Knowing your minimum rights and responsibilities of employment are crucial, but it isn’t the whole story. If we relied solely on government to legislate our working conditions, many workplaces would remain behind the curve.

Tell us a bit more about Unions and the role they have planned in improving workers rights

Unions are behind the bulk of the major improvements to workers’ rights and conditions of the last 130 years. Like the 8-hour working day, tea breaks, better wages, ending zero-hours contracts, and most recently, equal pay for women. Bargaining collectively through a union amplifies and unifies workers’ voices in negotiation with employers.

You mentioned collective bargaining, what is this all about?

When you start a new job, you will be asked to sign either an Individual Employment Agreement (IEA) or a Collective Employment Agreement (CEA) if there is one available.  The employment agreement will set out the full terms and conditions of your employment, including hours of work, rates of pay, leave entitlements, etc.

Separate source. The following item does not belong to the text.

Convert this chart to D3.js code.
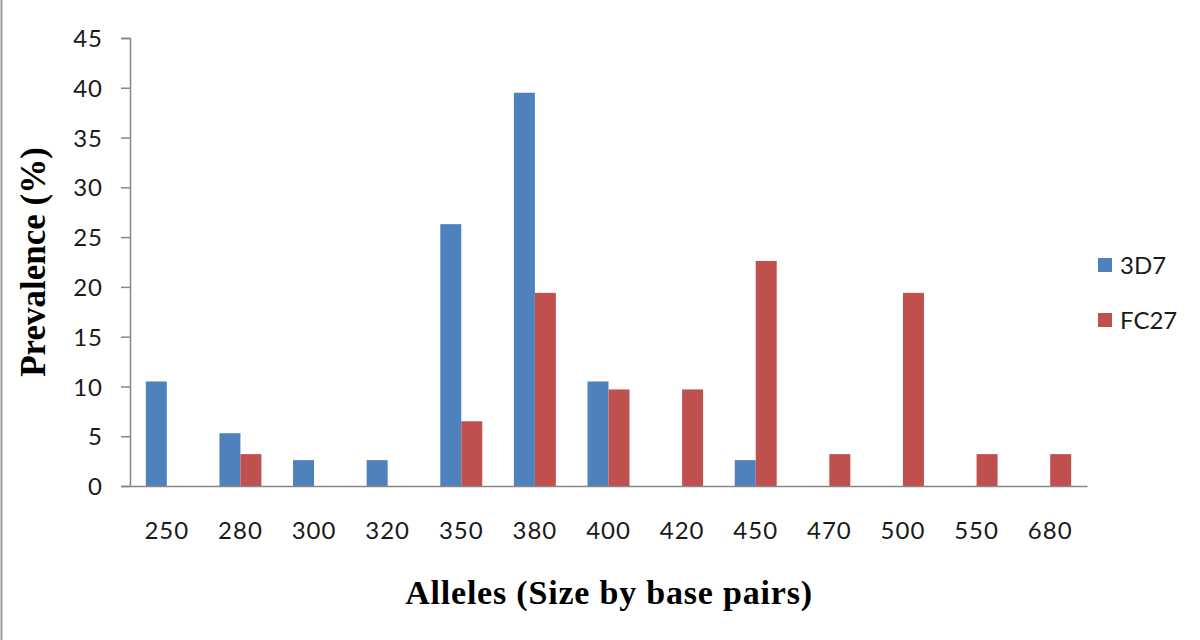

Collective Employment Agreements (CEAs) are available in all unionised workplaces, and all union members are covered by the terms of the collective.  CEAs are negotiated, signed and ratified by unionised members of a workplace and the employer: they represent the interests of the many rather than being negotiated individual by individual.

Sometimes the concept of ‘freedom’ can make an individual kind of agreement sound more appealing – after all, we are all individuals with different needs and desires – but in fact, collective bargaining means a much stronger voice for workers and a better opportunity to get conditions from employers that benefit diverse workforces.

As an example, an individual worker with very tough negotiating skills may sometimes be able to bargain for a higher personal wage compared to colleagues doing the same job. But that individual has a much weaker ability to engender structural changes in the workplace that benefit all employees with lasting effect – say, for example, increasing personal leave allowances beyond the minimum required by law so that all employees are entitled to five working weeks rather than four. In that situation, the collective has a much-improved chance of effecting change that endures beyond an individual’s agreement.

An easy way of thinking about this is the idea of strength in numbers – while a fairly crude maxim, it is fitting given the working environments we are a part of, in which employers are typically unlikely to pass on benefits to workers without pressure and negotiation from the majority of its employees. Unions act as linchpins in this situation; bringing together individuals under a united banner to create change that matters for all and endures beyond a single individual’s time with an employer. We stand together for better rights and conditions for workers, and we are very good at getting them – we’ve been doing this for over 100 years.

Why would you suggest someone join a union if they have the chance?

Lots of employers are reasonable, good people who look after their workers. However, some aren’t.

When problems do arise, unions exist for workers to support each other through difficulties with employers. While there’s strength in numbers, there is also safety – it is much easier to confront problems at work with others standing alongside you, and you have a much better chance of influencing employers.

Unions operate democratically, electing representatives from workplaces as delegates who make decisions on how the union functions within the workplace and what the priorities will be when negotiating with the employer. It’s a useful paradigm for the wider social changes we all want to see in the world, with power returned to people and collectives working to create good jobs that are rewarding and secure for the people doing them.

Any last thoughts you want to share?

Remember, you have minimum entitlements and responsibilities no matter your role, industry or kind of employment agreement, and you can check them out at employment.govt.nz.

Joining a union, if possible, is one of the best ways to ensure a progressive, fair and democratic workplace!